Leader of Zhao clan
- Reign: 423 BCE - 409 BCE
- Predecessor: Zhao Jia (Zhao Huan-zi)
- Successor: Marquess Lie
- Died: 409 BCE

Names
- Ancestral name: Yíng (嬴) Lineage name: Zhào (趙) Given name: Huàn (浣)

Posthumous name
- Xiàn (獻) Marquess Xiàn (獻侯)
- Father: Zhao Zhou
- ‹See RfD›

Chinese name
- Traditional Chinese: 趙獻侯
- Simplified Chinese: 赵献侯

Standard Mandarin
- Hanyu Pinyin: Zhào Xiàn Hóu

= Marquess Xian of Zhao =

Leader of the Chinese State of Zhao from 423 to 409 BCE

Marquess Xian of Zhao (died 409 BCE) (趙獻侯 (赵献侯, Zhào Xiàn Hóu)) or Zhao Xianzi was a ruler of the State of Zhao from 423 BCE to 409 BCE during the Warring States period of ancient China.

Born Zhào Huàn (趙浣 (赵浣)), he was the son of Zhao Zhou (趙周 (赵周)), grandson of Zhao Bolu (趙伯魯 (赵伯鲁)) and the eldest brother of Zhao Xiangzi (趙襄子 (赵襄子)) (or Zhao Wuxu (Chinese: 趙毋卹)).

Zhào Xiāngzĭ believed that it was illegal for him to be the successor to Zhào Bólŭ and wanted to return his inheritance so that Zhào Huàn would become heir apparent.

After Zhào Huàn became leader he was banished from the Zhao capitals of Zhongmu County (中牟) (in modern-day Henan) and Dai Commandery (near modern-day Yuzhou in Hebei) by Zhao Huanzi (趙桓子 (赵桓子)), who usurped Zhào Huàn's position and installed himself as ruler.

A year later, Zhào Huánzĭ died and the local people killed all his sons.

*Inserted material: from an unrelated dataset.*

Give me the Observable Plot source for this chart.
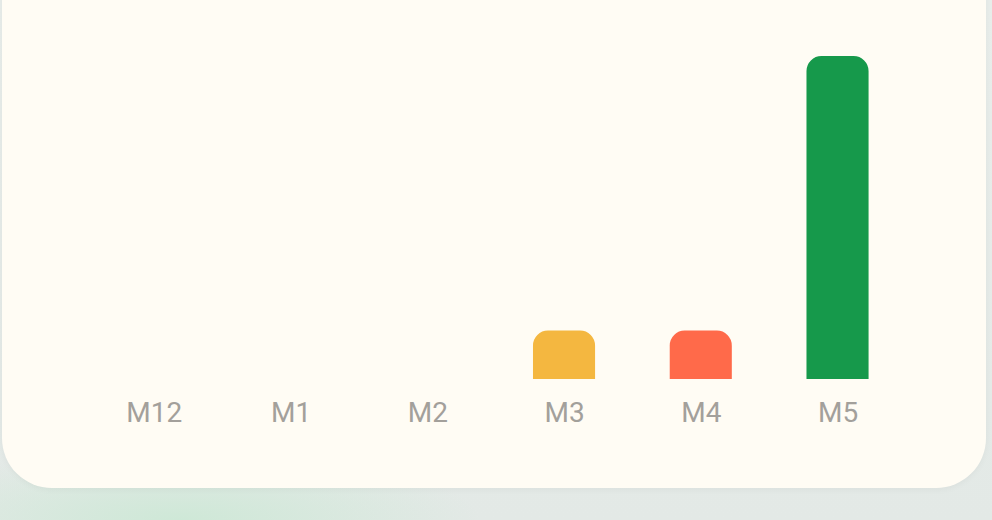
<!DOCTYPE html>
<html>
<head>
<meta charset="utf-8">
<script src="https://cdn.jsdelivr.net/npm/d3@7"></script>
<script src="https://cdn.jsdelivr.net/npm/@observablehq/plot@0.6"></script>
<style>
  html, body { margin: 0; padding: 0; }
  body {
    width: 992px; height: 520px; overflow: hidden; position: relative;
    background:
      radial-gradient(ellipse 300px 70px at 180px 520px, rgba(205,232,214,0.95), rgba(205,232,214,0) 100%),
      linear-gradient(#E8EDEA, #E3E9E6);
    font-family: Roboto, "Noto Sans", sans-serif;
  }
  #card {
    position: absolute; left: 2px; top: -60px; width: 984px; height: 548px;
    background: #FFFCF4; border-radius: 50px;
    box-shadow: 0 2px 6px rgba(0,0,0,0.04);
  }
  #chart { position: absolute; left: 0; top: 0; }
</style>
</head>
<body>
<div id="card"></div>
<div id="chart"></div>
<script>
const months = ["M12", "M1", "M2", "M3", "M4", "M5"];
const values = [0, 0, 0, 3, 3, 20];
const colors = ["#F4B740", "#F4B740", "#F4B740", "#F4B740", "#FF6A4A", "#16994B"];

const data = months.map((m, i) => ({month: m, value: values[i], color: colors[i]}));

const chart = Plot.plot({
  width: 992,
  height: 520,
  marginTop: 56,
  marginBottom: 141,
  marginLeft: 0,
  marginRight: 0,
  style: {background: "transparent", fontFamily: "Roboto, sans-serif", overflow: "visible"},
  x: {
    type: "band",
    domain: months,
    range: [85.4, 905.9],
    round: false,
    paddingInner: 0.546,
    paddingOuter: 0.273,
    label: null
  },
  y: {domain: [0, 20], axis: null},
  marks: [
    Plot.barY(data.filter(d => d.value > 0), {x: "month", y: "value", fill: "color", ry1: 15}),
    Plot.axisX({
      tickSize: 0,
      tickPadding: 23,
      fontSize: 28,
      fill: "#A3A09B",
      label: null
    })
  ]
});
document.getElementById("chart").appendChild(chart);
</script>
</body>
</html>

As a result, Zhào Huàn once more became leader of Zhao. After he died he was awarded the posthumous title of Zhào Xiànzĭ whilst his son became Marquess Lie of Zhao (趙烈侯 (赵烈侯, Zhào Liè Hóu)) who subsequently altered his father's posthumous title to Marquess Xian of Zhao.